#### Provided material ####
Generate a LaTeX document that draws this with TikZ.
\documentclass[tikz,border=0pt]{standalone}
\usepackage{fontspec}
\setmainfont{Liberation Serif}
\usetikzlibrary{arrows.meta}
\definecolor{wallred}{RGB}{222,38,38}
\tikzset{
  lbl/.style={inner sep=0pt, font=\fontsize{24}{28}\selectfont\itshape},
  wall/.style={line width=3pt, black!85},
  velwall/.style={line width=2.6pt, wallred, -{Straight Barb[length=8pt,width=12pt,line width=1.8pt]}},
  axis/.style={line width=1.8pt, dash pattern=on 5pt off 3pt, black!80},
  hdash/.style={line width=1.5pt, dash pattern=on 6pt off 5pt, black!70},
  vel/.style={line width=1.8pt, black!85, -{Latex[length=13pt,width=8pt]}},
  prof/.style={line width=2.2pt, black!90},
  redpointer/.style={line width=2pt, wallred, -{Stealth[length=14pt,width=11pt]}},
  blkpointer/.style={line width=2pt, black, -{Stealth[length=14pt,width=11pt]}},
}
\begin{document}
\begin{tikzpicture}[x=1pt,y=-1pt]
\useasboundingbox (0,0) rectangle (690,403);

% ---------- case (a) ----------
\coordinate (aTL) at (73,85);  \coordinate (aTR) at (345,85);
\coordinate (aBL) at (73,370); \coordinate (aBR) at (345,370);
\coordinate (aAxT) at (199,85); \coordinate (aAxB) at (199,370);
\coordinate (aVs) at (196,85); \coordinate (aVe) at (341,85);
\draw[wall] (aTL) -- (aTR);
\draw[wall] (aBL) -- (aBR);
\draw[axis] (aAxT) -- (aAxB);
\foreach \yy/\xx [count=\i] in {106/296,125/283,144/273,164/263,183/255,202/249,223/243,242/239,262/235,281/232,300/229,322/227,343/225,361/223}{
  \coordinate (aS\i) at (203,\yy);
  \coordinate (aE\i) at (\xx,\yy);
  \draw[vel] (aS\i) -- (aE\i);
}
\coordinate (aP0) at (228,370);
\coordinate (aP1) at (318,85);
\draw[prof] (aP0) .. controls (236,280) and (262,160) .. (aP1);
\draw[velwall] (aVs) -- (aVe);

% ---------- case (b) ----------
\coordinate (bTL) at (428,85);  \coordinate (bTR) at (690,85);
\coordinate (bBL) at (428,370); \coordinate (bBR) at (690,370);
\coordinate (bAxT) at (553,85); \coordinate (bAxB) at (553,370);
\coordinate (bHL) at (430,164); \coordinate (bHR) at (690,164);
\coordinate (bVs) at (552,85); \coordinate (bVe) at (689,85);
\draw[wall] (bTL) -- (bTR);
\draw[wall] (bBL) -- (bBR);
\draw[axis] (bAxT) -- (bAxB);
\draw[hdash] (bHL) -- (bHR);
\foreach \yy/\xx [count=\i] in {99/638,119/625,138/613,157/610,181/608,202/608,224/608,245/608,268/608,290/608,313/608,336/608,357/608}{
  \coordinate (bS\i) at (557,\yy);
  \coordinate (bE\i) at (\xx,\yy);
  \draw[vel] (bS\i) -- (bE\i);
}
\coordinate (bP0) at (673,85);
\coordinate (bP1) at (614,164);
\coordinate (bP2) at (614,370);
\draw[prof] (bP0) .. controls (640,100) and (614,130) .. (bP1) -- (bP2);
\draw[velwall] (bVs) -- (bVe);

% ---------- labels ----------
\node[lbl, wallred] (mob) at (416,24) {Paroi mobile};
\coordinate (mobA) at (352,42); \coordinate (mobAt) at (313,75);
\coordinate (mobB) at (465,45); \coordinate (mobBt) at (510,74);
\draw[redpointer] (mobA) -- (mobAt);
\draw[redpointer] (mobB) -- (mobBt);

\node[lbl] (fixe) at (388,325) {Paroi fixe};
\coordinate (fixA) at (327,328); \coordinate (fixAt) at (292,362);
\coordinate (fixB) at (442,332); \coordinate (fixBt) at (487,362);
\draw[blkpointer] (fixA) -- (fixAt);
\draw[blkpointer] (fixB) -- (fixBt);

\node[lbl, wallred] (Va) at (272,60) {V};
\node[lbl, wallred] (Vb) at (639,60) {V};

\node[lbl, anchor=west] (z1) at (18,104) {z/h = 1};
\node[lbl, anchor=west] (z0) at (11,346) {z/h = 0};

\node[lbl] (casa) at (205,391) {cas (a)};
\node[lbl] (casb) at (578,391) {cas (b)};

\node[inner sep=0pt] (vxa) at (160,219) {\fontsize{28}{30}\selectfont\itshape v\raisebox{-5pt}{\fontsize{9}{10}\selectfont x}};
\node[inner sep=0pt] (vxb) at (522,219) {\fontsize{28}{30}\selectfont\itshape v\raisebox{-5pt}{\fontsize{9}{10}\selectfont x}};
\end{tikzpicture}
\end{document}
####
■ **Directions for this task**
Your task is to repeat the data exactly, with nothing left out.

■ **Output below**
Generate a LaTeX document that draws this with TikZ.
\documentclass[tikz,border=0pt]{standalone}
\usepackage{fontspec}
\setmainfont{Liberation Serif}
\usetikzlibrary{arrows.meta}
\definecolor{wallred}{RGB}{222,38,38}
\tikzset{
  lbl/.style={inner sep=0pt, font=\fontsize{24}{28}\selectfont\itshape},
  wall/.style={line width=3pt, black!85},
  velwall/.style={line width=2.6pt, wallred, -{Straight Barb[length=8pt,width=12pt,line width=1.8pt]}},
  axis/.style={line width=1.8pt, dash pattern=on 5pt off 3pt, black!80},
  hdash/.style={line width=1.5pt, dash pattern=on 6pt off 5pt, black!70},
  vel/.style={line width=1.8pt, black!85, -{Latex[length=13pt,width=8pt]}},
  prof/.style={line width=2.2pt, black!90},
  redpointer/.style={line width=2pt, wallred, -{Stealth[length=14pt,width=11pt]}},
  blkpointer/.style={line width=2pt, black, -{Stealth[length=14pt,width=11pt]}},
}
\begin{document}
\begin{tikzpicture}[x=1pt,y=-1pt]
\useasboundingbox (0,0) rectangle (690,403);

% ---------- case (a) ----------
\coordinate (aTL) at (73,85);  \coordinate (aTR) at (345,85);
\coordinate (aBL) at (73,370); \coordinate (aBR) at (345,370);
\coordinate (aAxT) at (199,85); \coordinate (aAxB) at (199,370);
\coordinate (aVs) at (196,85); \coordinate (aVe) at (341,85);
\draw[wall] (aTL) -- (aTR);
\draw[wall] (aBL) -- (aBR);
\draw[axis] (aAxT) -- (aAxB);
\foreach \yy/\xx [count=\i] in {106/296,125/283,144/273,164/263,183/255,202/249,223/243,242/239,262/235,281/232,300/229,322/227,343/225,361/223}{
  \coordinate (aS\i) at (203,\yy);
  \coordinate (aE\i) at (\xx,\yy);
  \draw[vel] (aS\i) -- (aE\i);
}
\coordinate (aP0) at (228,370);
\coordinate (aP1) at (318,85);
\draw[prof] (aP0) .. controls (236,280) and (262,160) .. (aP1);
\draw[velwall] (aVs) -- (aVe);

% ---------- case (b) ----------
\coordinate (bTL) at (428,85);  \coordinate (bTR) at (690,85);
\coordinate (bBL) at (428,370); \coordinate (bBR) at (690,370);
\coordinate (bAxT) at (553,85); \coordinate (bAxB) at (553,370);
\coordinate (bHL) at (430,164); \coordinate (bHR) at (690,164);
\coordinate (bVs) at (552,85); \coordinate (bVe) at (689,85);
\draw[wall] (bTL) -- (bTR);
\draw[wall] (bBL) -- (bBR);
\draw[axis] (bAxT) -- (bAxB);
\draw[hdash] (bHL) -- (bHR);
\foreach \yy/\xx [count=\i] in {99/638,119/625,138/613,157/610,181/608,202/608,224/608,245/608,268/608,290/608,313/608,336/608,357/608}{
  \coordinate (bS\i) at (557,\yy);
  \coordinate (bE\i) at (\xx,\yy);
  \draw[vel] (bS\i) -- (bE\i);
}
\coordinate (bP0) at (673,85);
\coordinate (bP1) at (614,164);
\coordinate (bP2) at (614,370);
\draw[prof] (bP0) .. controls (640,100) and (614,130) .. (bP1) -- (bP2);
\draw[velwall] (bVs) -- (bVe);

% ---------- labels ----------
\node[lbl, wallred] (mob) at (416,24) {Paroi mobile};
\coordinate (mobA) at (352,42); \coordinate (mobAt) at (313,75);
\coordinate (mobB) at (465,45); \coordinate (mobBt) at (510,74);
\draw[redpointer] (mobA) -- (mobAt);
\draw[redpointer] (mobB) -- (mobBt);

\node[lbl] (fixe) at (388,325) {Paroi fixe};
\coordinate (fixA) at (327,328); \coordinate (fixAt) at (292,362);
\coordinate (fixB) at (442,332); \coordinate (fixBt) at (487,362);
\draw[blkpointer] (fixA) -- (fixAt);
\draw[blkpointer] (fixB) -- (fixBt);

\node[lbl, wallred] (Va) at (272,60) {V};
\node[lbl, wallred] (Vb) at (639,60) {V};

\node[lbl, anchor=west] (z1) at (18,104) {z/h = 1};
\node[lbl, anchor=west] (z0) at (11,346) {z/h = 0};

\node[lbl] (casa) at (205,391) {cas (a)};
\node[lbl] (casb) at (578,391) {cas (b)};

\node[inner sep=0pt] (vxa) at (160,219) {\fontsize{28}{30}\selectfont\itshape v\raisebox{-5pt}{\fontsize{9}{10}\selectfont x}};
\node[inner sep=0pt] (vxb) at (522,219) {\fontsize{28}{30}\selectfont\itshape v\raisebox{-5pt}{\fontsize{9}{10}\selectfont x}};
\end{tikzpicture}
\end{document}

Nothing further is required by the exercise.